Fraser · January 12, 2018, 11:56pm

While I do sort of agree here, I think this is probably overstating the case. Mainly because the brute-force method will only be used relatively infrequently when compared to bitcoin’s proof of work applied to every single block in the chain. Bitcoin mining is mostly wasted energy, whereas our brute-force keygen energy sink should only be a relatively small proprtion of the overall farming effort.

rob · January 13, 2018, 1:44am

I am thinking of the nay sayers overstating the case, and while 90% of the population do not understand the mechanics some/many/most? will end up believing the shock-jocks. I personally realise the energy wastage is not much in the scheme of things, but we will end up lone voices against the few who spread that claim of energy wastage.

My major concern is with the time taken for new/restarted nodes being relocated to do this brute-force when the network is of decent size.

I am thinking that for a few years while RPi3 (or 4) is a typical cheap SBC that we may make them unsuitable for connecting to the network, even though they can operate as a Node under all other conditions. I am also thinking that if we want smart phones to be capable of being nodes (on charge/wifi) that we need to be very mindful of the time required. No good for smartphones if they cannot even connect (relocate) while on charge overnight.

Also I feel and am repeating myself it seems that we might want to be able to have “smart drives” where one puts a RPi3 (or equivalent) on top of a Hard Drive (or SD card) and these become a major method of getting vaults/Nodes into the homes.
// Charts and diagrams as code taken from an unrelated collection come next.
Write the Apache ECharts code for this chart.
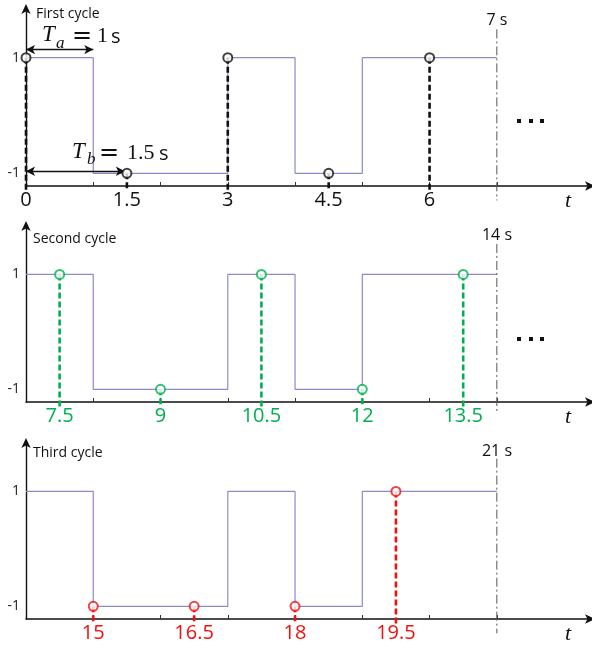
<!DOCTYPE html>
<html>
<head>
<meta charset="utf-8">
<script src="https://cdn.jsdelivr.net/npm/echarts@6/dist/echarts.min.js"></script>
<style>html,body{margin:0;padding:0;background:#fff}#c{width:592px;height:648px}</style>
</head>
<body>
<div id="c"></div>
<script>
// ---- data ----
const waveT1 = [0, 1, 3, 4, 5, 7];
const waveT2 = [7, 8, 10, 11, 12, 14];
const waveT3 = [14, 15, 17, 18, 19, 21];
const waveV = [1, -1, 1, -1, 1, 1];

const sampleT1 = [0, 1.5, 3, 4.5, 6];
const sampleV1 = [1, -1, 1, -1, 1];
const sampleT2 = [7.5, 9, 10.5, 12, 13.5];
const sampleV2 = [1, -1, 1, -1, 1];
const sampleT3 = [15, 16.5, 18, 19.5];
const sampleV3 = [-1, -1, -1, 1];

const tickT1 = [1, 2, 3, 4, 5, 6, 7];
const tickT2 = [8, 9, 10, 11, 12, 13, 14];
const tickT3 = [15, 16, 17, 18, 19, 20, 21];
const yLabels = [-1, 1];
const cycleStart = [0, 7, 14];
const cycleEnd = [7, 14, 21];
const cycleNames = ['First cycle', 'Second cycle', 'Third cycle'];
const endLabels = ['7 s', '14 s', '21 s'];

// ---- style / layout ----
const FONT = "'Open Sans', 'Noto Sans', sans-serif";
const SERIF = "'Liberation Serif', 'DejaVu Serif', serif";
const colors = ['#111111', '#00b050', '#f01010'];
const waveColor = '#8b8bc9';
const Y_MIN = -1.22, Y_MAX = 1.86;
const SPAN = 8.4;
const grids = [
  {left: 26, top: 8, width: 565, height: 178},
  {left: 26, top: 225, width: 565, height: 177},
  {left: 26, top: 442, width: 565, height: 177}
];
const waves = [waveT1, waveT2, waveT3];
const samples = [[sampleT1, sampleV1], [sampleT2, sampleV2], [sampleT3, sampleV3]];
const ticks = [tickT1, tickT2, tickT3];
const ddTop = [1.49, 1.53, 1.57];
const ddBot = [-1.47, -1.43, -1.47];

const xAxes = [], yAxes = [], series = [];
for (let p = 0; p < 3; p++) {
  xAxes.push({
    gridIndex: p, type: 'value', min: cycleStart[p], max: cycleStart[p] + SPAN,
    axisLine: {show: true, onZero: false, symbol: ['none', 'arrow'], symbolSize: [7, 10], symbolOffset: [0, 4],
      lineStyle: {color: '#111', width: 1.6}},
    axisTick: {show: true, inside: true, length: 4, customValues: ticks[p], lineStyle: {color: '#333', width: 1}},
    axisLabel: {show: true, customValues: samples[p][0], color: colors[p], fontSize: 20,
      fontFamily: FONT, margin: 4, formatter: v => String(v)},
    splitLine: {show: false}
  });
  yAxes.push({
    gridIndex: p, type: 'value', min: Y_MIN, max: Y_MAX,
    axisLine: {show: true, onZero: false, symbol: ['none', 'arrow'], symbolSize: [7, 10], symbolOffset: [0, 4],
      lineStyle: {color: '#111', width: 1.4}},
    axisTick: {show: false},
    axisLabel: {show: true, customValues: yLabels, color: '#222', fontSize: 14, fontFamily: FONT, margin: 6},
    splitLine: {show: false}
  });
  // square wave
  series.push({
    type: 'line', xAxisIndex: p, yAxisIndex: p, step: 'end', showSymbol: false, silent: true,
    data: waves[p].map((t, i) => [t, waveV[i]]),
    lineStyle: {color: waveColor, width: 1.2}, z: 2
  });
  // stems
  const [st, sv] = samples[p];
  st.forEach((t, i) => {
    series.push({
      type: 'line', xAxisIndex: p, yAxisIndex: p, showSymbol: false, silent: true, clip: false,
      data: [[t, sv[i]], [t, -1.3]],
      lineStyle: {color: colors[p], width: 2.6, type: [6, 3]}, z: 3
    });
  });
  // samples
  series.push({
    type: 'scatter', xAxisIndex: p, yAxisIndex: p, symbol: 'emptyCircle', symbolSize: 9,
    data: st.map((t, i) => [t, sv[i]]),
    itemStyle: {color: colors[p], borderColor: colors[p], borderWidth: 2}, z: 5, clip: false
  });
  // cycle end dash-dot line
  series.push({
    type: 'line', xAxisIndex: p, yAxisIndex: p, showSymbol: false, silent: true, clip: false,
    data: [[cycleEnd[p], ddTop[p]], [cycleEnd[p], ddBot[p]]],
    lineStyle: {color: '#555', width: 1, type: [9, 3, 2, 3]}, z: 2
  });
}
// period annotation arrows (panel 1)
series.push({
  type: 'line', xAxisIndex: 0, yAxisIndex: 0, data: [], silent: true,
  markLine: {
    silent: true, symbol: ['arrow', 'arrow'], symbolSize: [7, 9],
    label: {show: false}, lineStyle: {color: '#111', width: 1.3, type: 'solid'},
    data: [
      [{coord: [0, 1.14]}, {coord: [1, 1.14]}],
      [{coord: [0, -0.965]}, {coord: [1.47, -0.965]}]
    ]
  }
});

const txt = (x, y, text, size, font, extra) => ({
  type: 'text', x: x, y: y, silent: true, z: 10,
  style: Object.assign({text: text, fontSize: size, fontFamily: font, fill: '#111',
    verticalAlign: 'middle', align: 'left'}, extra || {})
});
const graphic = [];
const titleY = [14, 239, 453];
const endY = [20, 235, 451];
const tY = [201, 417, 634];
for (let p = 0; p < 3; p++) {
  graphic.push(txt(p === 0 ? 36 : 33, titleY[p], cycleNames[p], 14, FONT));
  graphic.push(txt(497, endY[p], endLabels[p], 16, FONT, {align: 'center'}));
  graphic.push(txt(568, tY[p], 't', 22, SERIF, {fontStyle: 'italic', align: 'center'}));
}
// ellipses
[119, 337].forEach(y => {
  [517, 529, 540].forEach(x => graphic.push({type: 'rect', shape: {x: x, y: y, width: 4, height: 4}, style: {fill: '#111'}, silent: true}));
});
const EQ = "'DejaVu Sans', sans-serif";
// T_a = 1 s
graphic.push(txt(42, 35, 'T', 23, SERIF, {fontStyle: 'italic'}));
graphic.push(txt(56, 44, 'a', 17, SERIF, {fontStyle: 'italic'}));
graphic.push(txt(72, 37, '=', 24, EQ));
graphic.push(txt(97, 36, '1', 22, SERIF));
graphic.push(txt(111, 37, 's', 20, FONT));
// T_b = 1.5 s
graphic.push(txt(72, 152, 'T', 23, SERIF, {fontStyle: 'italic'}));
graphic.push(txt(87, 160, 'b', 17, SERIF, {fontStyle: 'italic'}));
graphic.push(txt(99, 154, '=', 24, EQ));
graphic.push(txt(127, 153, '1.5', 22, SERIF));
graphic.push(txt(159, 154, 's', 20, FONT));

const chart = echarts.init(document.getElementById('c'), null, {renderer: 'canvas'});
chart.setOption({
  animation: false,
  backgroundColor: '#fff',
  grid: grids,
  xAxis: xAxes,
  yAxis: yAxes,
  series: series,
  graphic: graphic
});
</script>
</body>
</html>
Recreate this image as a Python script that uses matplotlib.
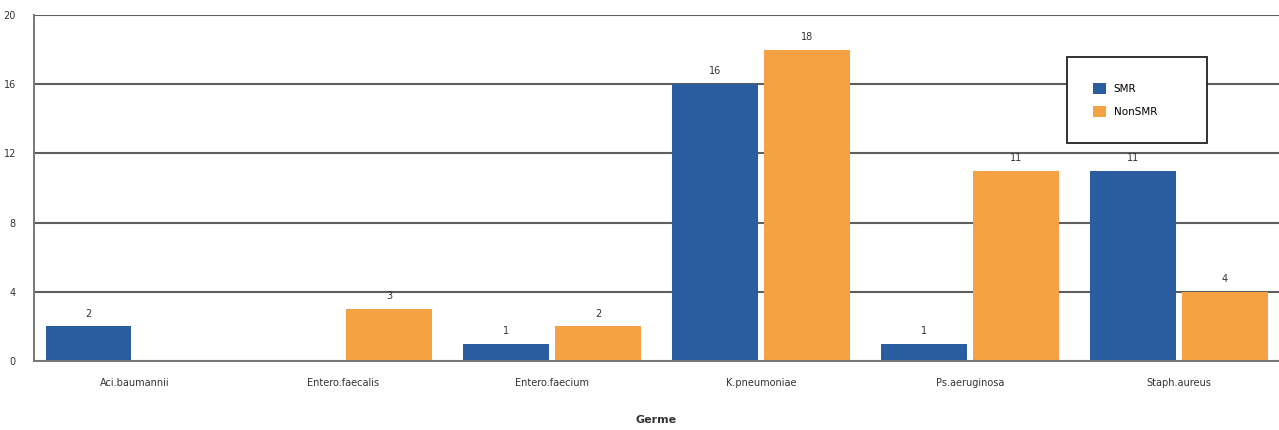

Imagine paying 20$ + cost of Harddrive or SD card and the home becomes a node in the network and the homeowner gets paid for it.

If it requires a i7 PC to get connected in reasonable time then adoption is going to be real slow. Remember most people still turn off their home computers/laptops every day. Having a SBC Node solves that issue and is a very low energy device which solves the ongoing cost.

mav · January 13, 2018, 4:04am

Maybe we’ll see usb keygen asics, like we saw consumer-grade usb bitcoin miner asics. So rpi + hdd + keygenasic could be a solution…? Not ideal but definitely possible.